Asimo illustrates why frustration plagues observers of the robotics industry. Honda spent tens of millions to build the Asimo prototypes, but it won’t say anything more about their long-term potential than that one day such robots will be “a useful benefit to the human race.” In other words: tell your great-grandchild to get ready for a robot friend!

But hold on. Over the past few years, robots have infiltrated our ranks, robots that look nothing like the luminescent-eyed androids of science-fiction lore. They can’t emulate the human brain’s boundless flexibility, but they do take advantage of the latest innovations in computing power, sensors and artificial intelligences, and can do one or two things well. Today robots work in homes, hospitals and in dirty, dangerous environments like tunnels under New York City streets. Perhaps most significantly, they populate military bases around the world, where the next generation of unmanned aerial and ground vehicles are currently being battle-tested. In an industry that has risen and collapsed several times since the early ’80s, there is at last optimism that the Age of Robots might finally have arrived. “For the first time, lots of ordinary people are actually using robots,” says Rodney Brooks, chief of the MIT Artificial Intelligence Lab.

“Elvis” might very well be the king of the new age. It’s one of 100 HelpMate robotic couriers, made by the San Diego-based Pyxis, for the nation’s hospitals. It weighs 600 pounds, looks like a five-foot-tall cabinet on wheels and toils beneath the University of California, San Francisco, hospital, ferrying blood samples and medicine throughout the building. Once directed to a location, Elvis can chug down the hallway, wirelessly beckon the elevator and easily avoid other people and obstacles in its path.

Elvis is among an increasing number of robots being created to meet the needs of the health-care industry. Today there are five workers for every senior citizen. By 2020, the ratio will decrease to 3 to 1 (and in Japan, 2 to 1). Robotics firms are trying to stem the coming shortage of caregivers with products like Mitsubishi Heavy Industries’ Wakamaru, due out early next year. It’s a three-foot-tall, yellow-faced robot with beady black eyes, designed to serve as a home caretaker for the elderly. It can talk, hug and send e-mail to the owner’s relatives if something seems wrong. But there will be a whopping $10,000 price tag.

Robots are invading messier territory, too. The torpedo-shaped Wisor is due to begin crawling through New York City’s leaky steam pipes to weld cracks later this year. Wisor finds, cleans and fixes the holes in the pipes, and has five cameras to help it navigate the dangerous twists and turns. It’s made by the same firm, Honeybee Robotics, that’s building tools to help the new Mars Rovers–which launch this spring–grind through Martian rock.

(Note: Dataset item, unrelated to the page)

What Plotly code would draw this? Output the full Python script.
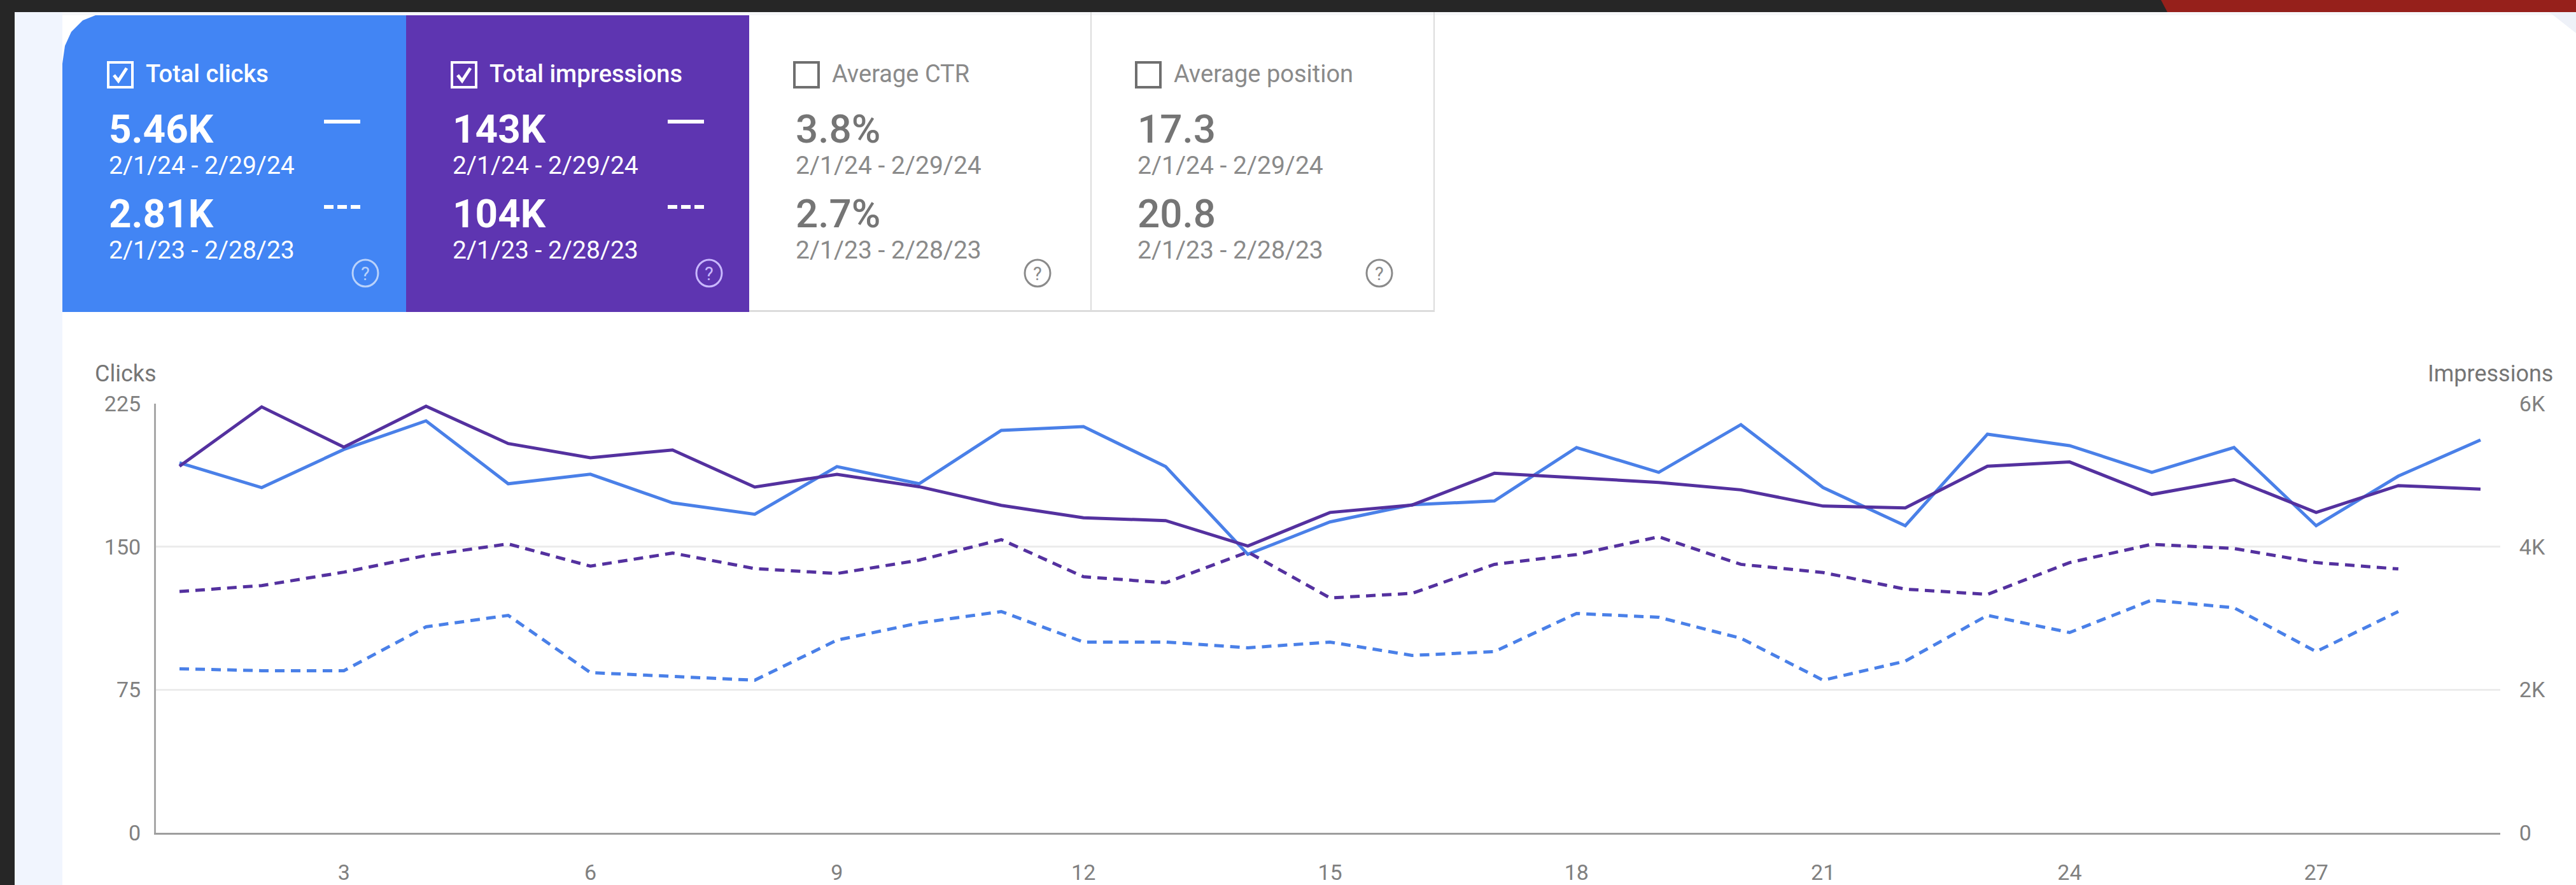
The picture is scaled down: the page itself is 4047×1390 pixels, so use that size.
import plotly.graph_objects as go

W, H = 4047, 1390
PL, PR, PT, PB = 245, 3928, 634, 1308

days = list(range(1, 30))
clicks_current = [194,181,201,216,183,188,173,167,192,183,211,213,192,146,163,172,174,202,189,214,181,161,209,203,189,202,161,187,206]
clicks_previous = [86,85,85,108,114,84,82,80,101,110,116,100,100,97,100,93,95,115,113,102,80,90,114,105,122,118,95,116]
impressions_current = [5126,5955,5393,5965,5442,5244,5353,4834,5012,4839,4578,4405,4365,4010,4479,4583,5027,4963,4899,4795,4568,4543,5126,5185,4731,4938,4479,4854,4805]
impressions_previous = [3373,3457,3644,3877,4039,3728,3911,3694,3625,3812,4099,3580,3496,3926,3284,3348,3753,3891,4138,3753,3639,3407,3333,3778,4034,3975,3778,3689]

x_ticks = [3,6,9,12,15,18,21,24,27]
clicks_ticks = [0,75,150,225]
impr_ticks = [0,2000,4000,6000]
impr_labels = ["0","2K","4K","6K"]

card_titles = ["Total clicks","Total impressions","Average CTR","Average position"]
card_current = ["5.46K","143K","3.8%","17.3"]
card_previous = ["2.81K","104K","2.7%","20.8"]
range_current = "2/1/24 - 2/29/24"
range_previous = "2/1/23 - 2/28/23"
card_left = [98,638,1177,1714]
card_right = [638,1177,1714,2253]
card_fill = ["#4285f4","#5e35b1",None,None]
card_checked = [True,True,False,False]

BLUE, PURPLE, GREY = "#4a80e8", "#54319f", "#757575"
FONT = "Roboto"

def px(x): return (x-PL)/(PR-PL)
def py(y): return (PB-y)/(PB-PT)

shapes, ann = [], []
def rect(x0,y0,x1,y1,fill=None,line=None,lw=0):
    shapes.append(dict(type="rect",xref="paper",yref="paper",x0=px(x0),x1=px(x1),y0=py(y0),y1=py(y1),
        fillcolor=fill or "rgba(0,0,0,0)",line=dict(color=line or "rgba(0,0,0,0)",width=lw),layer="below"))
def path(points,fill=None,line=None,lw=0):
    d = "M "+" L ".join(f"{px(a):.6f},{py(b):.6f}" for a,b in points)
    if fill: d += " Z"
    shapes.append(dict(type="path",xref="paper",yref="paper",path=d,
        fillcolor=fill or "rgba(0,0,0,0)",line=dict(color=line or "rgba(0,0,0,0)",width=lw),layer="below"))
def text(x,y,s,size,color,anchor="left",weight=None):
    ann.append(dict(xref="paper",yref="paper",x=px(x),y=py(y),text=s,showarrow=False,xanchor=anchor,yanchor="middle",
        font=dict(family=FONT,size=size,color=color,weight=weight or 400)))

# page chrome
rect(0,0,W,H,"#ffffff")
rect(23,19,98,H,"#f1f5fe")
rect(98,19,W,24,"#f6f7f9")
path([(4005,19),(4047,19),(4047,52)],"#eef1f8")
rect(0,0,W,19,"#262626")
rect(0,0,23,H,"#262626")
path([(3395,0),(4047,0),(4047,19),(3405,19)],"#96201b")

# metric cards
for i,(l,r) in enumerate(zip(card_left,card_right)):
    fill = card_fill[i]
    fg = "#ffffff" if fill else GREY
    if fill and i == 0:
        # rounded top-left corner
        pts = [(98,100),(102,72),(112,50),(130,32),(150,24),(r,24),(r,490),(l,490)]
        path(pts,fill)
    elif fill:
        rect(l,24,r,490,fill)
    else:
        rect(r-1,19,r+1,490,"#dcdcdc")
        rect(l,487,r,490,"#dcdcdc")
    tx = l+71
    # checkbox
    bx = l+72 if fill else l+71
    bw = 38
    rect(bx,98,bx+bw,137,None,"#ffffff" if fill else "#6f6f6f",4)
    if card_checked[i]:
        path([(bx+9,118),(bx+16,127),(bx+29,107)],None,"#ffffff",5)
    text(bx+57,116,card_titles[i],38,fg if fill else "#8a8a8a",weight=500 if fill else 400)
    text(tx,202,card_current[i],62,fg,weight=700 if fill else 500)
    text(tx,260,range_current,39,"#ffffff" if fill else "#8a8a8a")
    text(tx,336,card_previous[i],62,fg,weight=700 if fill else 500)
    text(tx,393,range_previous,39,"#ffffff" if fill else "#8a8a8a")
    if fill:
        rect(l+411,188,l+468,194,"#ffffff")
        for k in range(3):
            rect(l+411+k*21,322,l+426+k*21,328,"#ffffff")
    # help icon
    cx, cy = (l+476, 429) if fill else (l+453, 429)
    c = "#c9b8ff" if i==1 else ("#b9d2fb" if fill else "#8a8a8a")
    shapes.append(dict(type="circle",xref="paper",yref="paper",x0=px(cx-20),x1=px(cx+20),y0=py(cy-21),y1=py(cy+21),
        line=dict(color=c,width=3),layer="below"))
    text(cx,430,"?",29,c,"center")

text(147,587,"Clicks",36,"#757575")
text(4013,587,"Impressions",36,"#757575","right")

fig = go.Figure()
dash = "15px,10px"
fig.add_trace(go.Scatter(x=days,y=clicks_previous,mode="lines",line=dict(color=BLUE,width=5,dash=dash),name="Clicks previous"))
fig.add_trace(go.Scatter(x=days,y=impressions_previous,mode="lines",yaxis="y2",line=dict(color=PURPLE,width=5,dash=dash),name="Impressions previous"))
fig.add_trace(go.Scatter(x=days,y=impressions_current,mode="lines",yaxis="y2",line=dict(color=PURPLE,width=5),name="Impressions current"))
fig.add_trace(go.Scatter(x=days,y=clicks_current,mode="lines",line=dict(color=BLUE,width=5),name="Clicks current"))

tick = dict(family=FONT,size=34,color="#808080")
fig.update_layout(
    width=W,height=H,autosize=False,showlegend=False,
    paper_bgcolor="#ffffff",plot_bgcolor="rgba(0,0,0,0)",
    margin=dict(l=PL,r=W-PR,t=PT,b=H-PB,pad=0,autoexpand=False),
    font=dict(family=FONT),
    shapes=shapes,annotations=ann,
    xaxis=dict(range=[1-37/129.1,29+31/129.1],tickmode="array",tickvals=x_ticks,showgrid=False,zeroline=False,
        showline=True,linecolor="#9e9e9e",linewidth=3,ticks="outside",ticklen=30,tickcolor="rgba(0,0,0,0)",tickfont=tick),
    yaxis=dict(range=[0,225],tickmode="array",tickvals=clicks_ticks,showgrid=True,gridcolor="#ececec",gridwidth=3,zeroline=False,
        showline=True,linecolor="#a8a8a8",linewidth=3,ticks="outside",ticklen=14,tickcolor="rgba(0,0,0,0)",tickfont=tick),
    yaxis2=dict(range=[0,6000],overlaying="y",side="right",tickmode="array",tickvals=impr_ticks,ticktext=impr_labels,
        showgrid=False,zeroline=False,showline=False,ticks="outside",ticklen=22,tickcolor="rgba(0,0,0,0)",tickfont=tick),
)
fig.write_html("out.html", config=dict(displayModeBar=False), post_script="document.body.style.margin='0';document.body.style.overflow='hidden';")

The U.S. military is also pushing the robotics envelope in the wake of its success with the remote-controlled Predator surveillance drone in Afghanistan. In its latest budget, the Army said it plans to spend $1.14 billion between 2004 and 2009 researching unmanned vehicles such as Boeing’s X-45, a tailless, stealthy plane designed to attack –enemy air defenses from 40,000 feet in the sky. In tests this month at Edwards Air Force Base in California, the aircraft took off, opened and closed its bay doors and landed–all by itself. “There were, of course, some very nervous people there watching it,” says Anthony Tether, head of the military’s research arm, DARPA.

All this skirts the really important question: when will robots bring us our beer? Five years ago Carnegie Mellon robotics guru Hans Moravec predicted that multifunction household robots would be here by 2003. “It always takes a little longer than you think, doesn’t it?” he now says. But there have been some successes–particularly in the realm of utility bots that mirror Elvis, the X-45 and Wisor in their single-mindedness. The Roomba, a simple, disc-shaped $200 robot vacuum that moves in an ever-widening spiral, has sold four times more than all the home robots that preceded it, according to its maker, Boston-based iRobot. “No one had crossed the threshold, the magical line that says, ‘This works’,” says CEO Colin Angle, who thinks the device will unleash a flood of specialized home-helpers.

But the Japanese are still trying to shoot the moon with multipurpose robots that can be true companions. Sony, whose successful Aibo toy dog invigorated the home robotics field in 1999, is currently working on a humanoid entertainment robot, SDR-4X, that will sing, dance and allow hobbyists to customize its moves. Sony believes robotics will be bigger than the computer industry in 30 years, and may constitute the conglomerate’s greatest revenue source.

Is that just more robotics hype? Maybe. But it could be proof that the robots are finally among us to stay. Just squint your eyes, lower your expectations and soon you’ll be seeing them everywhere.